TASK: All entries must be repeated exactly; do not include the pictures.

Raw records
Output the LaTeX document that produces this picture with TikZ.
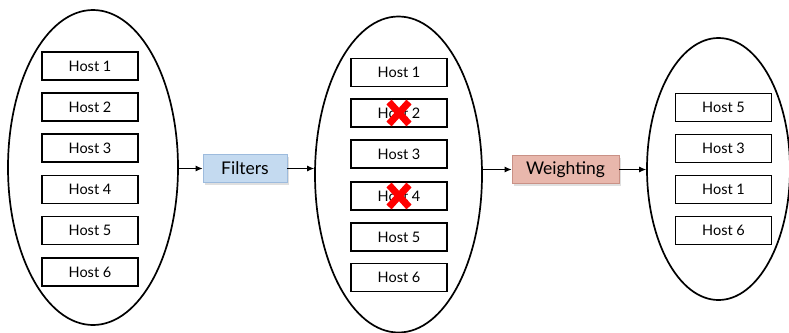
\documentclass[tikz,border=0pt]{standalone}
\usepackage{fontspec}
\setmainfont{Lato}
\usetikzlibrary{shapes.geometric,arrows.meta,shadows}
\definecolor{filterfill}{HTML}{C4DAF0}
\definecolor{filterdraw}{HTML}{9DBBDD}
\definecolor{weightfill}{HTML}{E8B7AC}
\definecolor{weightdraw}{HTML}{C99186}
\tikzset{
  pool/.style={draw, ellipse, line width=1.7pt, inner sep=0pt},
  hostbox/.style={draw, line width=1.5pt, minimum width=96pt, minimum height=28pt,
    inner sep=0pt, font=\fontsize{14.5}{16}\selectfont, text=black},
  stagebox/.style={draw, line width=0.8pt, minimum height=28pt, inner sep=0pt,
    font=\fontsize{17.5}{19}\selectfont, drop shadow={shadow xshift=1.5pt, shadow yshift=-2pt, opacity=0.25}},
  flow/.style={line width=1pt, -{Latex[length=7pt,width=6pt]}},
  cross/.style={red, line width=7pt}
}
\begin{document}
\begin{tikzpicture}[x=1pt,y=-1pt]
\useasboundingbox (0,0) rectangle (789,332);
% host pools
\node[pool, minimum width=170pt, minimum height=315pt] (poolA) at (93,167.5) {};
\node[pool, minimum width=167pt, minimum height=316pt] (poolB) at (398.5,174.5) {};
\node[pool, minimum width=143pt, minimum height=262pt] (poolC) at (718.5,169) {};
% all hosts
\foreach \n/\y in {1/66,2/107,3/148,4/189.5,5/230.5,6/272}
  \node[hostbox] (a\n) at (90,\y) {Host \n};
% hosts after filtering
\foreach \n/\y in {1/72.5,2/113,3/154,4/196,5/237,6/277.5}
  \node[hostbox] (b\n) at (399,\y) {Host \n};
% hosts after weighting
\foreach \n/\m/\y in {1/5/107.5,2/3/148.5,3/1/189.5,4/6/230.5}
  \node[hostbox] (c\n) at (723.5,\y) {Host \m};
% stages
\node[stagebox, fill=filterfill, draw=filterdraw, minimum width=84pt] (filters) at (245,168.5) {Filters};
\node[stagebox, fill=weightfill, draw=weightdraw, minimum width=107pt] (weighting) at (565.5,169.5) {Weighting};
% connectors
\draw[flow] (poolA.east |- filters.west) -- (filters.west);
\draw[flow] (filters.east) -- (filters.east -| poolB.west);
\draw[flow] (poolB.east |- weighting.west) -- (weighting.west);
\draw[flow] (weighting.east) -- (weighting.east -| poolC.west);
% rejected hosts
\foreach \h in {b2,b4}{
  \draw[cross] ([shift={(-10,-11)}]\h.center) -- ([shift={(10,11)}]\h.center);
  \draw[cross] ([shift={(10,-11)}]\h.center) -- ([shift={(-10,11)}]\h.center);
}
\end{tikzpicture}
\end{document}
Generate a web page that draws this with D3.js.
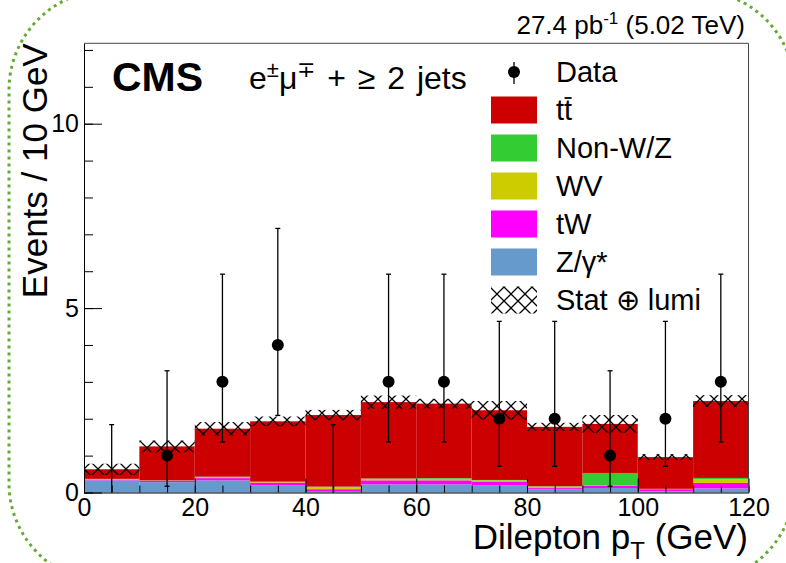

THE ANSWER:
Output the LaTeX document that produces this picture with TikZ.
\documentclass[tikz,border=0pt]{standalone}
\usepackage{fontspec}
\setmainfont{Lato}
\usetikzlibrary{shapes.geometric,arrows.meta,shadows}
\definecolor{filterfill}{HTML}{C4DAF0}
\definecolor{filterdraw}{HTML}{9DBBDD}
\definecolor{weightfill}{HTML}{E8B7AC}
\definecolor{weightdraw}{HTML}{C99186}
\tikzset{
  pool/.style={draw, ellipse, line width=1.7pt, inner sep=0pt},
  hostbox/.style={draw, line width=1.5pt, minimum width=96pt, minimum height=28pt,
    inner sep=0pt, font=\fontsize{14.5}{16}\selectfont, text=black},
  stagebox/.style={draw, line width=0.8pt, minimum height=28pt, inner sep=0pt,
    font=\fontsize{17.5}{19}\selectfont, drop shadow={shadow xshift=1.5pt, shadow yshift=-2pt, opacity=0.25}},
  flow/.style={line width=1pt, -{Latex[length=7pt,width=6pt]}},
  cross/.style={red, line width=7pt}
}
\begin{document}
\begin{tikzpicture}[x=1pt,y=-1pt]
\useasboundingbox (0,0) rectangle (789,332);
% host pools
\node[pool, minimum width=170pt, minimum height=315pt] (poolA) at (93,167.5) {};
\node[pool, minimum width=167pt, minimum height=316pt] (poolB) at (398.5,174.5) {};
\node[pool, minimum width=143pt, minimum height=262pt] (poolC) at (718.5,169) {};
% all hosts
\foreach \n/\y in {1/66,2/107,3/148,4/189.5,5/230.5,6/272}
  \node[hostbox] (a\n) at (90,\y) {Host \n};
% hosts after filtering
\foreach \n/\y in {1/72.5,2/113,3/154,4/196,5/237,6/277.5}
  \node[hostbox] (b\n) at (399,\y) {Host \n};
% hosts after weighting
\foreach \n/\m/\y in {1/5/107.5,2/3/148.5,3/1/189.5,4/6/230.5}
  \node[hostbox] (c\n) at (723.5,\y) {Host \m};
% stages
\node[stagebox, fill=filterfill, draw=filterdraw, minimum width=84pt] (filters) at (245,168.5) {Filters};
\node[stagebox, fill=weightfill, draw=weightdraw, minimum width=107pt] (weighting) at (565.5,169.5) {Weighting};
% connectors
\draw[flow] (poolA.east |- filters.west) -- (filters.west);
\draw[flow] (filters.east) -- (filters.east -| poolB.west);
\draw[flow] (poolB.east |- weighting.west) -- (weighting.west);
\draw[flow] (weighting.east) -- (weighting.east -| poolC.west);
% rejected hosts
\foreach \h in {b2,b4}{
  \draw[cross] ([shift={(-10,-11)}]\h.center) -- ([shift={(10,11)}]\h.center);
  \draw[cross] ([shift={(10,-11)}]\h.center) -- ([shift={(-10,11)}]\h.center);
}
\end{tikzpicture}
\end{document}
Generate a web page that draws this with D3.js.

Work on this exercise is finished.